The petition for a hearing came after months of frustration, residents said. Neighbors have filed 42 complaints via the 311 system about the Museum since October, with 13 of them referred to the liquor agency, according to the system's records.
"I was told my first complaint was resolved, but obviously not. PLEASE deal with the noise situation," a complaint filed Nov. 11 reads.
When issues do come before the three-member liquor board — which oversees the inspectors — they are usually dealt with consistently, the state auditors found. Community association leaders said they think Chairman Steve Fogleman gives them a fair hearing.
Fogleman does not run the liquor agency day to day; that's Daniels' job. But Fogleman said the report's findings give him a "mandate for change."
He added that he strongly supported the board using the 311 system, an upgrade from a single cellphone line, and said that thousands of complaints had been successfully resolved.
Club Confetti in Upper Fells Point was called before the board late last month in response to multiple complaints about assaults and reported violations of liquor laws. Residents had called 311 about the establishment 23 times since October.
"Several guys drunk thrown out of the bar over 15 mins of yelling and banging on the door then the bar called the police," reads a complaint about the bar filed Nov. 18.
"At closing customers yelling and get into a fight where a guy punched another knowing [sic] him to the ground," another reads.
The club disputes the complaints. The owner of the bar, named in liquor-licensing records as Cristin Neal Adad, did not respond to requests for comment. Franklin Alvarado, a manager, said the bar was "taking care" of some problems.
A liquor board ruling on Club Confetti was postponed.
Bernhard mounted a campaign to get La Raza Cantina, an Eastern Avenue bar, closed down. Residents filed noise complaints via the 311 system, but in some cases inspectors later deemed them unfounded.

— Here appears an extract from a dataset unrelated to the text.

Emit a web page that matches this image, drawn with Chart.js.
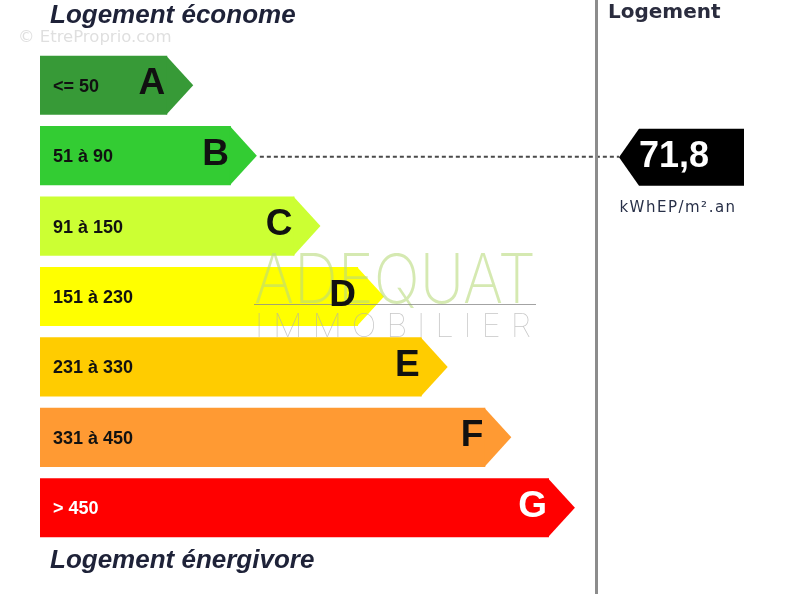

"We've had to go and do sleuthing to get pictures of live entertainment," Bernhard said. "We really are the police where [the inspectors] should be."
Bernhard said that might have been because the inspectors did not come out immediately, another common complaint among neighborhood activists. "There was an issue where there was loud noise reported on a Saturday evening [and] the liquor board inspector came out on a Monday afternoon before the bar even opened."
Noise is a problem for bars across Baltimore, but inspectors chose an unusual approach to dealing with it, auditors found. Although the board has a noise meter, inspectors chose to trust their ears instead, according to the audit.
The auditors were perplexed. "It would appear appropriate for [the board] to use objective, scientific equipment to determine the validity of noise complaints," they wrote.
In the end, La Raza's neighbors hired a lawyer and presented evidence in a two-hour hearing before the board in November.
The board took the bar's license away, but the owners appealed to Circuit Court, so the bar stayed open temporarily.
Jenny Mejia, who ran La Raza and is named on its liquor license, said neighbors had made a racially motivated decision to drive her out of business and made unfounded complaints.
"There wasn't no drug dealing in the building, there were no issues or anything apart from two incidents that happened outside the place," she said. "They were being racist."
Bernhard said race did not play a role in the community's opposition to the bar.
At the end of March, a Baltimore judge upheld the board's decision to revoke La Raza's license, but not before its owners had been fined $500 for selling a $5 glass of Wild Turkey whiskey to an underage police cadet in January.
An earlier version of this story erroneously attributed a quote to Victor Corbin, president of the Fells Prospect Community Association. It has been corrected here.